Django kommt nicht mehr

Häuser, Grundstücke, Büros, Fabrikhallen – im Immobiliengeschäft geht in Griechenland schon lange nichts mehr. Überall kleben die weißroten Schilder, dass ein Objekt zu vermieten oder zu verkaufen sei. Neben dem zweistöckigen Bürogebäude von Athanasios Syrianos in einem Gewerbe- und Geschäftsgebiet im Norden Athens breiten sich die Getto-Palmen aus, diese dünnen Bäume mit den mehrlappigen Blättern, die so gut auf Schutt wachsen.

Das Tor zum Unternehmen Aventurine hinter dem Büro von Syrianos ist geschlossen, das Wasser aus dem Becken vor der Glasfassade abgelassen. Die Briefkastentür klappert im Wind, wie in einem Western, der letzte Brief im Kasten stammt vom 29. 6. 2015, und nur der Postbote weiß, warum er ihn dort ließ. Django wird hier niemals aufräumen, auch nicht in den Cineplex-Studios ein paar Meter weiter die Straße herunter.

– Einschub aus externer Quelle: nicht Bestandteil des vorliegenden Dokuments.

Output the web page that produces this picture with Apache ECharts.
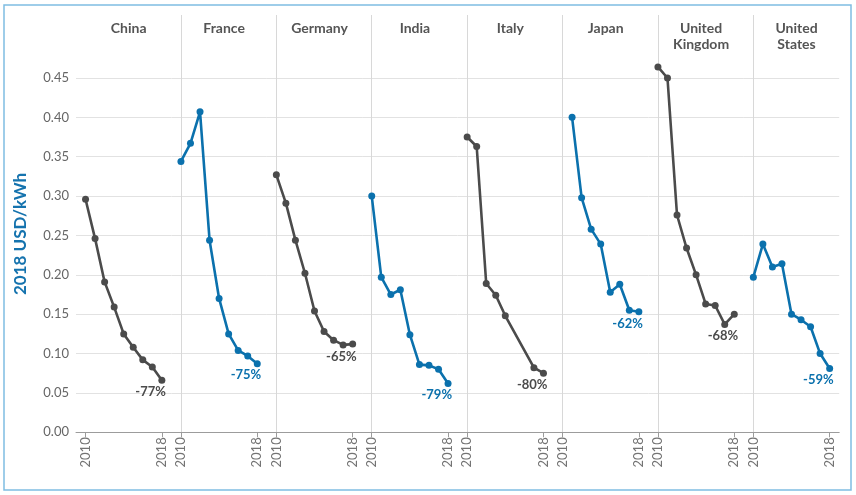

Ein umgekippter Sessel mit Kunstlederbezug liegt auf der Terrasse, eine geborstene Kühltruhe daneben, jemand hat Bauschutt in Plastiksäcken hinter der Gartenmauer gestapelt.

Für die nächsten sechs Wochen hat Athanasios Syrianos noch ausreichend Hopfen und Malz. Den Hopfen, er stammt aus Deutschland, hat er ein Jahr im Voraus bezahlt, doch die Rechnung für das Malz müsste er demnächst begleichen. Noch halten die holländischen und deutschen Produzenten still, es sind ja auch erst neun Tage, dass die Griechen kein Geld ins Ausland überweisen können.

Warenexport kommt zum Erliegen

Die Flaschen und Dosen für die Abfüllanlage machen Syrianos viel mehr Sorgen. Wenn es so weitergeht, hat er in einer Woche keine Verpackungen mehr. Syrianos bezieht sie aus Rumänien, doch wegen der eingefrorenen EZB-Programme darf er kein Geld ins Ausland überweisen. Mit einem Koffer voller Euro-Bündel kann er schlecht durch die Gegend reisen und seine Paletten Dosen bezahlen.

Waren aus dem Ausland gelangen nicht mehr nach Griechenland, Geld wiederum geht nicht mehr raus. Weswegen auch der Warenexport völlig zum Erliegen kommt. Ein Freund von Syrianos wollte Anfang der Woche Kirschen aus Griechenland exportieren. Er fand keinen Laster, denn die Spediteure wissen nicht, was sie auf dem Rückweg nach Griechenland mitbringen sollen.